● **DIRECTIONS FOR THIS TASK**
Restate the data exactly as given and keep the pictures out.

● **DATA**
_ _ _ _
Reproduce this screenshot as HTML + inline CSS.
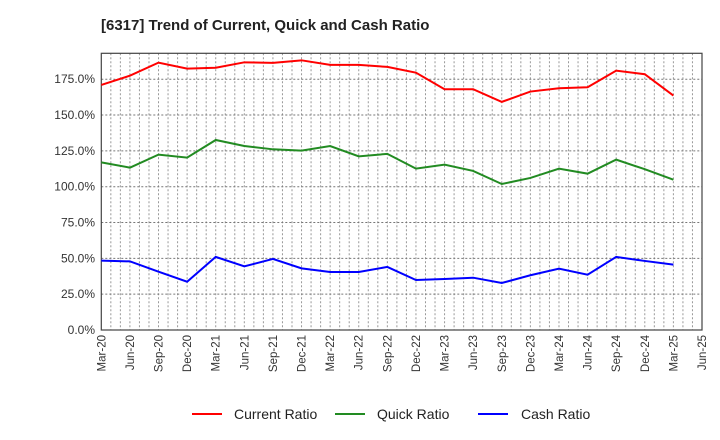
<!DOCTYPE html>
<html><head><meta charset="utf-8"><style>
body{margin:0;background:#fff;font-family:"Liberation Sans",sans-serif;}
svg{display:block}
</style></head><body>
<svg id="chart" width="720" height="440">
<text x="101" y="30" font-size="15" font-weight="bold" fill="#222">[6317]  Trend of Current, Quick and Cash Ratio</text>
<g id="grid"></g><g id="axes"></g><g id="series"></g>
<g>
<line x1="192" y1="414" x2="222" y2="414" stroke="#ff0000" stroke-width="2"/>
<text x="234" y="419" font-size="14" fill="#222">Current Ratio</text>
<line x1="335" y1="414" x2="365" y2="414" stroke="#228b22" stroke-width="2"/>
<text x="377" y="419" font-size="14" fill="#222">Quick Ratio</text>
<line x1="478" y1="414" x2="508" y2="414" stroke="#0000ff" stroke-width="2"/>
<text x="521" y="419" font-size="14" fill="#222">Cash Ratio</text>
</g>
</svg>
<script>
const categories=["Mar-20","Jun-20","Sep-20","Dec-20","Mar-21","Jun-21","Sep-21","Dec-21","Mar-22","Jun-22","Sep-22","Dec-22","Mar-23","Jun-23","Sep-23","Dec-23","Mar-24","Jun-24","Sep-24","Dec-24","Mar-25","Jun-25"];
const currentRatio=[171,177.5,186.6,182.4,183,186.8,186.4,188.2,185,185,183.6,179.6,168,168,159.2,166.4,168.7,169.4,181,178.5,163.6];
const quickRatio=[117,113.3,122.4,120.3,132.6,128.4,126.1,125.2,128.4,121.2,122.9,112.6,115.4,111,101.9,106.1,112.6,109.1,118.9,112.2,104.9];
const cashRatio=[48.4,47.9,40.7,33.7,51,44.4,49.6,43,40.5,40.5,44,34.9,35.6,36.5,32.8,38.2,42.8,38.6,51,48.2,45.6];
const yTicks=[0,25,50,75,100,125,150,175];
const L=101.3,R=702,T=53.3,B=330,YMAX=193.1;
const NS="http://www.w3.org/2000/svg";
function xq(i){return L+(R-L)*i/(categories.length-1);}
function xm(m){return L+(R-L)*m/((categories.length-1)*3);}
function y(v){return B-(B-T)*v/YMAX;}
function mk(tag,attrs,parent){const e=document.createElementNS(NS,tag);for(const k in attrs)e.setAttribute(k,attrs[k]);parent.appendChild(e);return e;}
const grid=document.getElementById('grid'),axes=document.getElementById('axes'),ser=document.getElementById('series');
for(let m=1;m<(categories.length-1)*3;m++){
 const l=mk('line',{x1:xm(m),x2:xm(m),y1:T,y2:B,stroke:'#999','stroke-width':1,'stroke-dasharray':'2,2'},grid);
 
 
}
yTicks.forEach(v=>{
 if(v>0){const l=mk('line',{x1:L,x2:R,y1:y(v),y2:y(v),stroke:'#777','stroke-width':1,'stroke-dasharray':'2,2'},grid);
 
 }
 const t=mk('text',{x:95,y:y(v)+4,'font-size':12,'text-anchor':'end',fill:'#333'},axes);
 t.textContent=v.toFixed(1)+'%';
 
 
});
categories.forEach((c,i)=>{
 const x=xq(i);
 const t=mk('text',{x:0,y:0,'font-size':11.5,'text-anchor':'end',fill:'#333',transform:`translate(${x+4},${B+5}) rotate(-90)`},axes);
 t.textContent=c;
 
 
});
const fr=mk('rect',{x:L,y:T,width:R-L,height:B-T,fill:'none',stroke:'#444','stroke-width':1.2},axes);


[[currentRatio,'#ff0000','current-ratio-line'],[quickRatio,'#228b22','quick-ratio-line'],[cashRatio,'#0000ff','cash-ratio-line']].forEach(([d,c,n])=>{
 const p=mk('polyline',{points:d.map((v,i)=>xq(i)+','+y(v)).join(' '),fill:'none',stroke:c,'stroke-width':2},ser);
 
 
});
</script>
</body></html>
_ _ _ _
● **PROBLEM SOLUTION**
Reproduce this screenshot as HTML + inline CSS.
<!DOCTYPE html>
<html><head><meta charset="utf-8"><style>
body{margin:0;background:#fff;font-family:"Liberation Sans",sans-serif;}
svg{display:block}
</style></head><body>
<svg id="chart" width="720" height="440">
<text x="101" y="30" font-size="15" font-weight="bold" fill="#222">[6317]  Trend of Current, Quick and Cash Ratio</text>
<g id="grid"></g><g id="axes"></g><g id="series"></g>
<g>
<line x1="192" y1="414" x2="222" y2="414" stroke="#ff0000" stroke-width="2"/>
<text x="234" y="419" font-size="14" fill="#222">Current Ratio</text>
<line x1="335" y1="414" x2="365" y2="414" stroke="#228b22" stroke-width="2"/>
<text x="377" y="419" font-size="14" fill="#222">Quick Ratio</text>
<line x1="478" y1="414" x2="508" y2="414" stroke="#0000ff" stroke-width="2"/>
<text x="521" y="419" font-size="14" fill="#222">Cash Ratio</text>
</g>
</svg>
<script>
const categories=["Mar-20","Jun-20","Sep-20","Dec-20","Mar-21","Jun-21","Sep-21","Dec-21","Mar-22","Jun-22","Sep-22","Dec-22","Mar-23","Jun-23","Sep-23","Dec-23","Mar-24","Jun-24","Sep-24","Dec-24","Mar-25","Jun-25"];
const currentRatio=[171,177.5,186.6,182.4,183,186.8,186.4,188.2,185,185,183.6,179.6,168,168,159.2,166.4,168.7,169.4,181,178.5,163.6];
const quickRatio=[117,113.3,122.4,120.3,132.6,128.4,126.1,125.2,128.4,121.2,122.9,112.6,115.4,111,101.9,106.1,112.6,109.1,118.9,112.2,104.9];
const cashRatio=[48.4,47.9,40.7,33.7,51,44.4,49.6,43,40.5,40.5,44,34.9,35.6,36.5,32.8,38.2,42.8,38.6,51,48.2,45.6];
const yTicks=[0,25,50,75,100,125,150,175];
const L=101.3,R=702,T=53.3,B=330,YMAX=193.1;
const NS="http://www.w3.org/2000/svg";
function xq(i){return L+(R-L)*i/(categories.length-1);}
function xm(m){return L+(R-L)*m/((categories.length-1)*3);}
function y(v){return B-(B-T)*v/YMAX;}
function mk(tag,attrs,parent){const e=document.createElementNS(NS,tag);for(const k in attrs)e.setAttribute(k,attrs[k]);parent.appendChild(e);return e;}
const grid=document.getElementById('grid'),axes=document.getElementById('axes'),ser=document.getElementById('series');
for(let m=1;m<(categories.length-1)*3;m++){
 const l=mk('line',{x1:xm(m),x2:xm(m),y1:T,y2:B,stroke:'#999','stroke-width':1,'stroke-dasharray':'2,2'},grid);
 
 
}
yTicks.forEach(v=>{
 if(v>0){const l=mk('line',{x1:L,x2:R,y1:y(v),y2:y(v),stroke:'#777','stroke-width':1,'stroke-dasharray':'2,2'},grid);
 
 }
 const t=mk('text',{x:95,y:y(v)+4,'font-size':12,'text-anchor':'end',fill:'#333'},axes);
 t.textContent=v.toFixed(1)+'%';
 
 
});
categories.forEach((c,i)=>{
 const x=xq(i);
 const t=mk('text',{x:0,y:0,'font-size':11.5,'text-anchor':'end',fill:'#333',transform:`translate(${x+4},${B+5}) rotate(-90)`},axes);
 t.textContent=c;
 
 
});
const fr=mk('rect',{x:L,y:T,width:R-L,height:B-T,fill:'none',stroke:'#444','stroke-width':1.2},axes);


[[currentRatio,'#ff0000','current-ratio-line'],[quickRatio,'#228b22','quick-ratio-line'],[cashRatio,'#0000ff','cash-ratio-line']].forEach(([d,c,n])=>{
 const p=mk('polyline',{points:d.map((v,i)=>xq(i)+','+y(v)).join(' '),fill:'none',stroke:c,'stroke-width':2},ser);
 
 
});
</script>
</body></html>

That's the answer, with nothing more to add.